Emergence of Wetware: Scientists using human mini-brains to power computers?

In a laboratory in the scenic Swiss town of Vevey, scientists nurture small clusters of human brain cells with nutrient-rich fluid to keep them alive. These mini-brains, used as basic computer processors, are central to the emerging field of biocomputing, or "wetware," which seeks to tap into the human brain’s sophisticated computing abilities. Unlike traditional computers, these organic processors cannot be rebooted once they die, reported AFP.

Vision for the future

Fred Jordan, co-founder of the Swiss startup FinalSpark, envisions a future where brain cell-based processors could replace the silicon chips driving the artificial intelligence boom. During a lab tour, he told AFP, “Instead of trying to mimic, let's use the real thing.” Jordan believes biocomputing could address the soaring energy demands of AI, which pose challenges to climate goals and have prompted some tech giants to explore nuclear power.

Energy efficiency and scalability

Jordan highlighted the remarkable efficiency of biological systems, stating, “Biological neurons are one million times more energy efficient than artificial neurons.” Unlike AI chips, which are in high demand, brain cells can be endlessly reproduced in the lab, offering a sustainable alternative for computing needs.

Creating bioprocessors

FinalSpark’s process involves purchasing stem cells, originally human skin cells from anonymous donors, and transforming them into neurons.
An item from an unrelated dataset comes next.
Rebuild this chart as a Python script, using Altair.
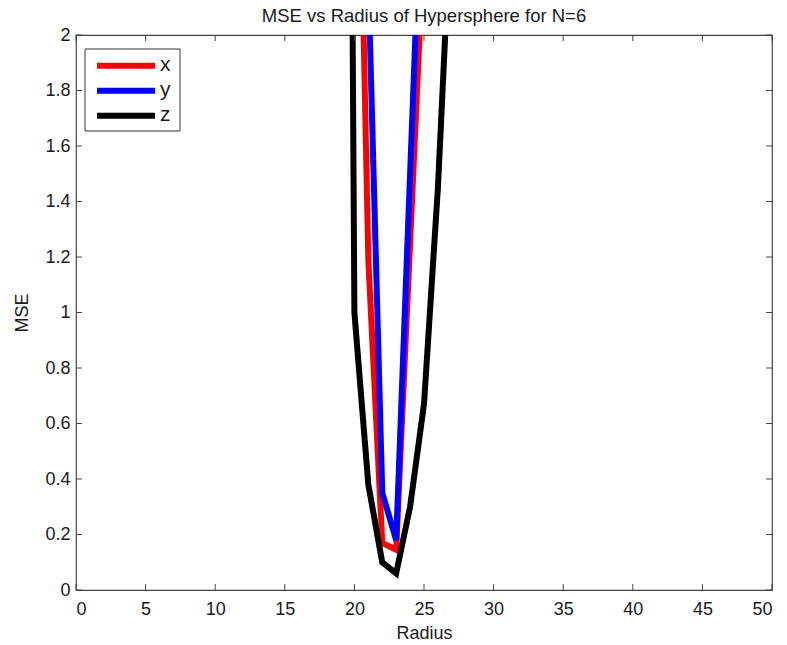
import altair as alt
import pandas as pd

radius = [19, 20, 21, 22, 23, 24, 25, 26, 27]
mse_x = [9.0, 3.6, 1.19, 0.17, 0.145, 1.25, 2.35, 4.0, 6.0]
mse_y = [12.0, 6.0, 2.2, 0.35, 0.18, 1.5, 2.8, 4.5, 7.0]
mse_z = [9.0, 1.0, 0.38, 0.10, 0.06, 0.30, 0.67, 1.45, 2.5]

series_names = ["x", "y", "z"]
series_colors = ["#ff0000", "#0000ff", "#000000"]

x_ticks = [0, 5, 10, 15, 20, 25, 30, 35, 40, 45, 50]
y_ticks = [0, 0.2, 0.4, 0.6, 0.8, 1.0, 1.2, 1.4, 1.6, 1.8, 2.0]

rows = []
for name, vals in zip(series_names, [mse_x, mse_y, mse_z]):
    for r, v in zip(radius, vals):
        rows.append({"radius": r, "mse": v, "series": name})
df = pd.DataFrame(rows)

W, H = 696, 555
FONT = "Liberation Sans"
TXT = "#1a1a1a"

xscale = alt.Scale(domain=[0, 50], nice=False, zero=False)
yscale = alt.Scale(domain=[0, 2], nice=False)

lines = alt.Chart(df).mark_line(clip=True).encode(
    x=alt.X("radius:Q", scale=xscale,
            axis=alt.Axis(values=x_ticks, title="Radius", tickSize=0, labelPadding=10,
                          labelFontSize=18, titleFontSize=18, titleFontWeight="normal",
                          labelColor=TXT, titleColor=TXT, domain=False, grid=False,
                          titlePadding=6)),
    y=alt.Y("mse:Q", scale=yscale,
            axis=alt.Axis(values=y_ticks, format="~g", title="MSE", tickSize=0, labelPadding=6,
                          labelFontSize=18, titleFontSize=18, titleFontWeight="normal",
                          labelColor=TXT, titleColor=TXT, domain=False, grid=False,
                          titlePadding=13)),
    color=alt.Color("series:N", scale=alt.Scale(domain=series_names, range=series_colors),
                    legend=None),
    strokeWidth=alt.StrokeWidth("series:N",
                                scale=alt.Scale(domain=series_names, range=[6, 6, 7]),
                                legend=None),
    order=alt.Order("radius:Q"),
)

xt = pd.DataFrame({"radius": x_ticks})
yt = pd.DataFrame({"mse": y_ticks})
tick_color = "#444"

xb = alt.Chart(xt).mark_rule(color=tick_color).encode(
    x=alt.X("radius:Q", scale=xscale), y=alt.value(H), y2=alt.value(H - 6))
xtop = alt.Chart(xt).mark_rule(color=tick_color).encode(
    x=alt.X("radius:Q", scale=xscale), y=alt.value(0), y2=alt.value(6))
yl = alt.Chart(yt).mark_rule(color=tick_color).encode(
    y=alt.Y("mse:Q", scale=yscale), x=alt.value(0), x2=alt.value(6))
yr = alt.Chart(yt).mark_rule(color=tick_color).encode(
    y=alt.Y("mse:Q", scale=yscale), x=alt.value(W), x2=alt.value(W - 6))

# manual legend (box, line samples, labels)
leg_one = pd.DataFrame({"k": [0]})
legend_layers = [
    alt.Chart(leg_one).mark_rect(fill="white", stroke="#333", strokeWidth=1).encode(
        x=alt.value(9), x2=alt.value(104), y=alt.value(14), y2=alt.value(96))
]
leg_y = [30.7, 55.7, 80.7]
for name, col, ly in zip(series_names, series_colors, leg_y):
    d = pd.DataFrame({"series": [name]})
    legend_layers.append(
        alt.Chart(d).mark_rule(color=col, strokeWidth=6).encode(
            x=alt.value(21), x2=alt.value(79), y=alt.value(ly)))
    legend_layers.append(
        alt.Chart(d).mark_text(align="left", baseline="middle", fontSize=21, font=FONT,
                               color=TXT).encode(
            x=alt.value(84), y=alt.value(ly - 1), text="series:N"))

chart = alt.layer(lines, xb, xtop, yl, yr, *legend_layers).properties(
    width=W, height=H,
    autosize="none",
    padding={"left": 76, "top": 35, "right": 15, "bottom": 55},
    title=alt.TitleParams("MSE vs Radius of Hypersphere for N=6", fontSize=18.5,
                          fontWeight="normal", font=FONT, color=TXT, offset=1),
).configure(font=FONT).configure_view(stroke="#444", strokeWidth=1.2)

chart.save("out.html", embed_options={"renderer": "svg", "actions": False})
These neurons are formed into millimetre-wide brain organoids, roughly the size of a fruit fly larvae’s brain, as Jordan noted. Electrodes attached to these organoids allow scientists to monitor their activity, which Jordan described as a way to “spy on their internal discussion.” Stimulating the organoids with electric currents produces responses akin to binary ones and zeroes in traditional computing.

Global research and applications

Ten universities worldwide are experimenting with FinalSpark’s organoids, with a live feed of their neural activity available on the company’s website. At the University of Bristol, researcher Benjamin Ward-Cherrier used an organoid to power a simple robot capable of distinguishing braille letters. He noted the challenges, including encoding data for the organoid and interpreting its output, saying, “Working with robots is very easy by comparison.” He also mentioned the organoids’ limited lifespan, recalling an experiment disrupted when an organoid died. FinalSpark reports that these organoids can survive up to six months.

Biomedical potential

At Johns Hopkins University, researcher Lena Smirnova uses similar organoids to study brain disorders like autism and Alzheimer’s, aiming to develop new treatments. She described biocomputing as “pie in the sky” compared to the more immediate applications in biomedical research, but suggested it could evolve significantly over the next two decades.

Ethical and philosophical questions

Concerns about whether these organoids could develop consciousness were dismissed by the scientists. Jordan acknowledged the philosophical implications, noting, “this is at the edge of philosophy,” and emphasised FinalSpark’s collaboration with ethicists. He pointed out that organoids, lacking pain receptors, contain only about 10,000 neurons compared to the human brain’s 100 billion.

The organoids’ behavior remains partially unexplained. Jordan shared an intriguing observation: when the lab’s incubator door is opened, neural activity spikes on the monitoring screen, despite the cells having no known way to detect this. “We still don't understand how they detect the opening of the door,” he admitted, highlighting the ongoing mysteries in understanding brain function.

Beyond computing, researchers like Ward-Cherrier hope biocomputing will shed light on how human brains function, potentially unlocking new insights into cognition and consciousness.